Chiharu Shiota chez Templon rue du Grenier Saint Lazarre.

       Il ne reste rien des étonnantes installations in-situ et quasi performances présentées depuis 2013 dans la galerie située impasse Beaubourg, excepté l’outil naguère suggestif des fils incarnant dans tous les sens du terme les traversées imaginatives de l’artiste. Quasiment rien des théâtres d’images qui les accompagnaient en transfigurant la galerie en scène d’opéra. A la place, au choix : d’inexpressifs objets d’art d’agrément en forme de cages/sculptures vaguement oniriques et éclairées comme des fantasmagories de foire, des sortes de mues suspendues dans le vide ou des espèces d’œuvres d’aspect graphiques elles aussi réalisées avec des fils tressés. Tout est plastiquement inerte et esthétiquement complaisant. Rien.

 

Eric Camus à la Galerie Simon Madeleine

       Le titre de l’exposition est « Graduations spectrales. » Pour l’essentiel sculpturales vs des objets en volume d’une exécution esthétique aussi chirurgicale qu’imaginaire, les œuvres mêlent paradoxalement art narratif et art conceptuel, jusqu’à faire croire à des objets de design décoratif. Le solo show s’organise en écho de la même manière qu’une installation s’appuie  sur un style et des matériaux quasi identiques pour toutes les œuvres, en installant entre elles une liaison visuelle évidente et immédiate.
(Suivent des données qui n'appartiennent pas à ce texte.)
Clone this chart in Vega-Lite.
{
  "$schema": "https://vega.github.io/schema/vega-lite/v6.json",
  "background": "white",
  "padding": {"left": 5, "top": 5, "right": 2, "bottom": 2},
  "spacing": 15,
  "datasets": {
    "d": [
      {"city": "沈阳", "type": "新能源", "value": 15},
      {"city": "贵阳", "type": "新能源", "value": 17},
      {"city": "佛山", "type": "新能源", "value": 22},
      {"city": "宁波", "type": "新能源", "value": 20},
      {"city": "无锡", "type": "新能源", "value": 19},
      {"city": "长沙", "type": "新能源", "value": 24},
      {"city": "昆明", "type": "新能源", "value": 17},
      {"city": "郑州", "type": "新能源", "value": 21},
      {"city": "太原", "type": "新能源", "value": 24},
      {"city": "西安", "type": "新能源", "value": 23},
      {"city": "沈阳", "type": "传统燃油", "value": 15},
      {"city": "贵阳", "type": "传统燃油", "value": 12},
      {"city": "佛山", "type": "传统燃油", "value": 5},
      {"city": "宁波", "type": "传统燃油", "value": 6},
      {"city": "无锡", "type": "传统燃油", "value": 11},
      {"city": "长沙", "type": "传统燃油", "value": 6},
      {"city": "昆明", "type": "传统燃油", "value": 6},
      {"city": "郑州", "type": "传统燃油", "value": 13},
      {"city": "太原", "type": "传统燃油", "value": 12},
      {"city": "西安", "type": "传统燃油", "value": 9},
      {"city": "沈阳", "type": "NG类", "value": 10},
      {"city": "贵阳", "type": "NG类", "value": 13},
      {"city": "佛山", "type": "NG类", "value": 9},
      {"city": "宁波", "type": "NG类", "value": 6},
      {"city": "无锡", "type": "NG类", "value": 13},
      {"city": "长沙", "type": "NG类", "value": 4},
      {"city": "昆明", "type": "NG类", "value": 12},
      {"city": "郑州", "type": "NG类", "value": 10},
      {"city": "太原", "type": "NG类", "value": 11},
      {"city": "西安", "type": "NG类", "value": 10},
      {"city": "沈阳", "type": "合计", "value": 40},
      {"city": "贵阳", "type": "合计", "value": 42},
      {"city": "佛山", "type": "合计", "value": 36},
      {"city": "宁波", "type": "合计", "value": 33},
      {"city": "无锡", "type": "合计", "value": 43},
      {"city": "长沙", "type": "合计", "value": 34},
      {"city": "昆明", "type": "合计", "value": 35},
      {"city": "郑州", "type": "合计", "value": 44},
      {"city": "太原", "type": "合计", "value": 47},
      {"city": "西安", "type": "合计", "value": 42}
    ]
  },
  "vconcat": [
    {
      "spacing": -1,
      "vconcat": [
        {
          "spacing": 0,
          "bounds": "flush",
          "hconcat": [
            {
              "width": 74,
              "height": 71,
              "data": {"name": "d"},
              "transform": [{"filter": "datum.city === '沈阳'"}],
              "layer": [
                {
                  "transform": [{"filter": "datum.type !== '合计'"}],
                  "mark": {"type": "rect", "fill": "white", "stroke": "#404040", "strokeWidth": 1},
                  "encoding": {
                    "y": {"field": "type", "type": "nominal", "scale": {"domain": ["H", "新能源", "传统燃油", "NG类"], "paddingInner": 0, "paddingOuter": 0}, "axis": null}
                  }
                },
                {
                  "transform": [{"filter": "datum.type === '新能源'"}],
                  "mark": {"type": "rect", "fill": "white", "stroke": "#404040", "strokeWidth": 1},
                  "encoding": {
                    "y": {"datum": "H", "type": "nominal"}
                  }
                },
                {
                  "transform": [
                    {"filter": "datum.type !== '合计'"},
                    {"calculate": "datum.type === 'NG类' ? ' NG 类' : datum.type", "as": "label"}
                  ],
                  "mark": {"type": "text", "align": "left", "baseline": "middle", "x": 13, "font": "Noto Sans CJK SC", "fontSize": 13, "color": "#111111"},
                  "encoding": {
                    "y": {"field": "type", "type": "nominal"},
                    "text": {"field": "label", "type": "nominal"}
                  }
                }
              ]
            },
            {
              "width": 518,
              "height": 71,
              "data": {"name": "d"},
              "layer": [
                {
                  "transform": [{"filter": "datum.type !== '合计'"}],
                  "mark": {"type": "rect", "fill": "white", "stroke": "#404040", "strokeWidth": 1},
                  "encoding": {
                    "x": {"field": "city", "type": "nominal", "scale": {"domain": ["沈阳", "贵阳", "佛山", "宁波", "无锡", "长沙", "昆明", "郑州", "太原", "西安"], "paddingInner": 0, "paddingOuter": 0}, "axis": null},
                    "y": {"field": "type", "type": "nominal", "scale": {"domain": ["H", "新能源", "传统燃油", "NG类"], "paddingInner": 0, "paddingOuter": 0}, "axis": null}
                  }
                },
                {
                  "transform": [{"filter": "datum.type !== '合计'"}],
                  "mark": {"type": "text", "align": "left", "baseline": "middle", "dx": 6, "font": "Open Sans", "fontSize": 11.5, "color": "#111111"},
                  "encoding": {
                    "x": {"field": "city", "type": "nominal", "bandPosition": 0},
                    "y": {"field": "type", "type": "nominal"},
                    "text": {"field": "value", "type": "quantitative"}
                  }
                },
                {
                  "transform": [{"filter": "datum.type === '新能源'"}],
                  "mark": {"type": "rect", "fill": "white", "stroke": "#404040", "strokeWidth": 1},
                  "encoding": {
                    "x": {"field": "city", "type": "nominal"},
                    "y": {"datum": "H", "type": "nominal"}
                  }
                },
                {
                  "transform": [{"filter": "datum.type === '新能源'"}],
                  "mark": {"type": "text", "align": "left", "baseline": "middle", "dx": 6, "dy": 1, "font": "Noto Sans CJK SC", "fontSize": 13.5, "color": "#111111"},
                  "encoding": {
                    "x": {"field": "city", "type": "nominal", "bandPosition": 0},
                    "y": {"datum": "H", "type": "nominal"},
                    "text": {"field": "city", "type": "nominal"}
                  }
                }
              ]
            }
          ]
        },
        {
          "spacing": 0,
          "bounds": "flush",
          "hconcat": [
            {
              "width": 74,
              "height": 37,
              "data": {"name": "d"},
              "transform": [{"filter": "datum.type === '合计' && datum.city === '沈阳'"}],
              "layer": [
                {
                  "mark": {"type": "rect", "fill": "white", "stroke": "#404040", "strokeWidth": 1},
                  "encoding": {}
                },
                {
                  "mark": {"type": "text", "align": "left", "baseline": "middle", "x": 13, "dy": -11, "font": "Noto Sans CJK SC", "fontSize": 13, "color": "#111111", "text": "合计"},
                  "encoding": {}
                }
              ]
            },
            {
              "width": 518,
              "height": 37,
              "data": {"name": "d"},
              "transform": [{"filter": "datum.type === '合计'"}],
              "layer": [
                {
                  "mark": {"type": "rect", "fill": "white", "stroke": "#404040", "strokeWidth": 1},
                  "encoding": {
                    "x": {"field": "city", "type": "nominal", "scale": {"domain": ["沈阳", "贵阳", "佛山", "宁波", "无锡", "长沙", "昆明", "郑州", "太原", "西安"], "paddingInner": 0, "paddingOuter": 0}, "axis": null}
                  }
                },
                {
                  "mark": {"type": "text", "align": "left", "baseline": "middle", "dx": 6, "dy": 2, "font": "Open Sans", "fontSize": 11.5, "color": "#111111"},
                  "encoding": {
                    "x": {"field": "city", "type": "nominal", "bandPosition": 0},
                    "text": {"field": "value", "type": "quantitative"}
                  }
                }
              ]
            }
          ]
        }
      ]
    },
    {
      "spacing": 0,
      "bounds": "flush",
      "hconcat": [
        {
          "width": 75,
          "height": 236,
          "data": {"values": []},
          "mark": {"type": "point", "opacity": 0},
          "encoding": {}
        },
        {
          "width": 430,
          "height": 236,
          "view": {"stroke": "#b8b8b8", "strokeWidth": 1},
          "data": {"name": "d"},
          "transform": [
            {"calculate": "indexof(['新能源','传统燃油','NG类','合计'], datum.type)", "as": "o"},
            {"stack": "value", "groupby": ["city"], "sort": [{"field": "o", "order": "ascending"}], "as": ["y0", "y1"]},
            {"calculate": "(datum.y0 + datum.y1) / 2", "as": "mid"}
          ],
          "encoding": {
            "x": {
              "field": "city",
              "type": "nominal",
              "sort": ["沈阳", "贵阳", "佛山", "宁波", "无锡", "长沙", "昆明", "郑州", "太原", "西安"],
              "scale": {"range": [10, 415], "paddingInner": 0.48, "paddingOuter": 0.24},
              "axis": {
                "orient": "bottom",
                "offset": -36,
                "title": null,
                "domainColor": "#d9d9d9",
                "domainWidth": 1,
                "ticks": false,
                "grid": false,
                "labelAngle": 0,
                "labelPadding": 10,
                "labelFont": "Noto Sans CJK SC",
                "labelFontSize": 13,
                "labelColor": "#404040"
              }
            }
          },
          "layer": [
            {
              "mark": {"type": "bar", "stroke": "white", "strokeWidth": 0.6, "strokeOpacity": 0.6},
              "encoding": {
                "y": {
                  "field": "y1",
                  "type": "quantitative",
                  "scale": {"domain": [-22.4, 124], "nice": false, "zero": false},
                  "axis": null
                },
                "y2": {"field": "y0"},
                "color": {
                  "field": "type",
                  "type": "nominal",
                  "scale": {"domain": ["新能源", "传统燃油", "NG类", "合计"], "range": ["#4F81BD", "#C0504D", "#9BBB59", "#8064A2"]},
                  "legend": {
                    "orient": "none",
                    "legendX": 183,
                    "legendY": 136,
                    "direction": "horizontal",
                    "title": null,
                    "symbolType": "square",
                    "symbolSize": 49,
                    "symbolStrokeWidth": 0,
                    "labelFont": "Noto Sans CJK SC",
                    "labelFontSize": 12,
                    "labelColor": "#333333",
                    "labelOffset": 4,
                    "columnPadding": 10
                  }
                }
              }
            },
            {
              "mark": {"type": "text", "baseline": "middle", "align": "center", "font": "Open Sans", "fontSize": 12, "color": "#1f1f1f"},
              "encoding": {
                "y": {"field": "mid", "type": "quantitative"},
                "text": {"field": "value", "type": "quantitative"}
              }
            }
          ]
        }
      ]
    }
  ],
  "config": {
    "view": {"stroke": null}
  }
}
Très peu sensible à l’effusion formelle, l’artiste, très énigmatiquement concentré sur les matériaux métalliques et minéraux employés, fait signe de paysages mentaux. Dans la galerie, des vitrines aux consoles soutenant les objets : quels que soient les rapprochements qu’on parvient à suggérer, le mur personnel de l’artiste règne en maître et organise les impressions des spectateurs qui se demandent malgré le non sens des œuvres s’il s’agit d’un théâtre. Le texte de présentation, fort justement, reconnaît et guide en ce sens l’entendement de l’artiste pour émettre l’hypothèse qu’il pourrait s’agir d’une recherche esthétique sur la violence de l’expression confrontée au réel : « Eric Camus appréhende directement la question de la définition d’une pratique. En permettant de révéler une forme atone de création artistique, au sens où elle ne produit pas d’effet spectaculaire, soumise à ses propres conditions de révélation, qui est spectrale. Cette difficulté à la définir semble attachée à la distinction nette entre le réel et l’irréel, le vivant et le non vivant, le passé et le présent, le normal et l’anormal. ». Dans la galerie, on peut songer au spectacle conceptualisé d’un travail bizarrement plus littéraire que plastique.